A publicação Merendas e Afetos também traz à tona a importância da merenda escolar como um elemento fundamental para a permanência dos alunos na escola. De acordo com o Programa Nacional de Alimentação Escolar (Pnae), a alimentação é uma política pública nacional que visa garantir a nutrição adequada aos estudantes de escolas públicas, com recursos financeiros repassados pelo governo federal. No entanto, a obra revela que, muitas vezes, as merendeiras, por possuírem um conhecimento profundo da alimentação e das necessidades dos estudantes, acabam subvertendo as orientações formais para garantir uma alimentação mais nutritiva e saborosa. “Tem [no livro] caso de merendeira que não seguia a ordem da nutricionista da prefeitura. Ela falava que eles mandam fazer purê de batata e ela fazia purê de inhame, porque inhame é mais nutritivo. E as crianças comiam purê de inhame achando que era purê de batata. Então, assim, elas são fantásticas, sabe?”, destaca Sandra.

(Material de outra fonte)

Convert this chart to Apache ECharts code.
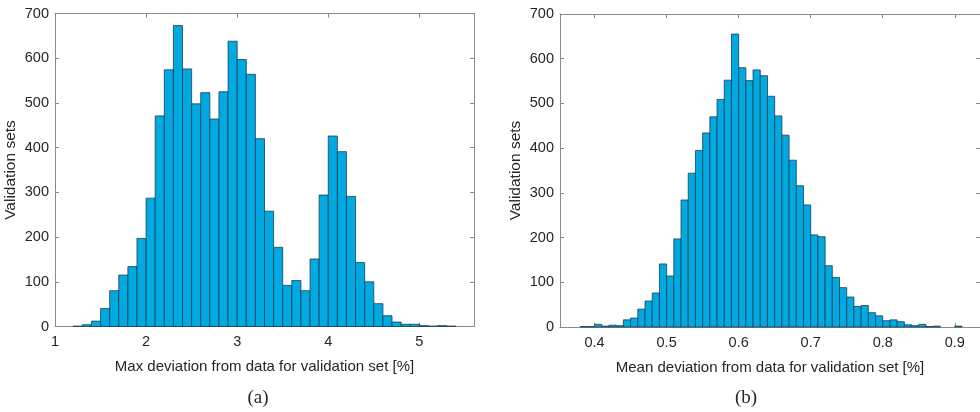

Além de resgatar a história dessas mulheres e sua contribuição para o cotidiano escolar, Merendas e Afetos também é uma reflexão sobre a luta por reconhecimento e valorização do trabalho feminino, especialmente o trabalho realizado por mulheres negras. Sandra Coleman, em seu terceiro livro, também compartilha sua própria trajetória de superação, na qual a ideia de “uma sobe e puxa a outra” está presente. “Eu acredito muito no ubuntu, eu acredito no, juntas, somos mais fortes”, diz a autora, destacando a importância da solidariedade e do apoio mútuo entre mulheres, especialmente mulheres negras, em um mundo que historicamente tem tentado silenciá-las.
Merendas e Afetos é, assim, não apenas uma homenagem a essas mulheres invisíveis, mas também uma poderosa afirmação de sua importância para a sociedade brasileira, além de uma denúncia das desigualdades raciais que ainda persistem no país.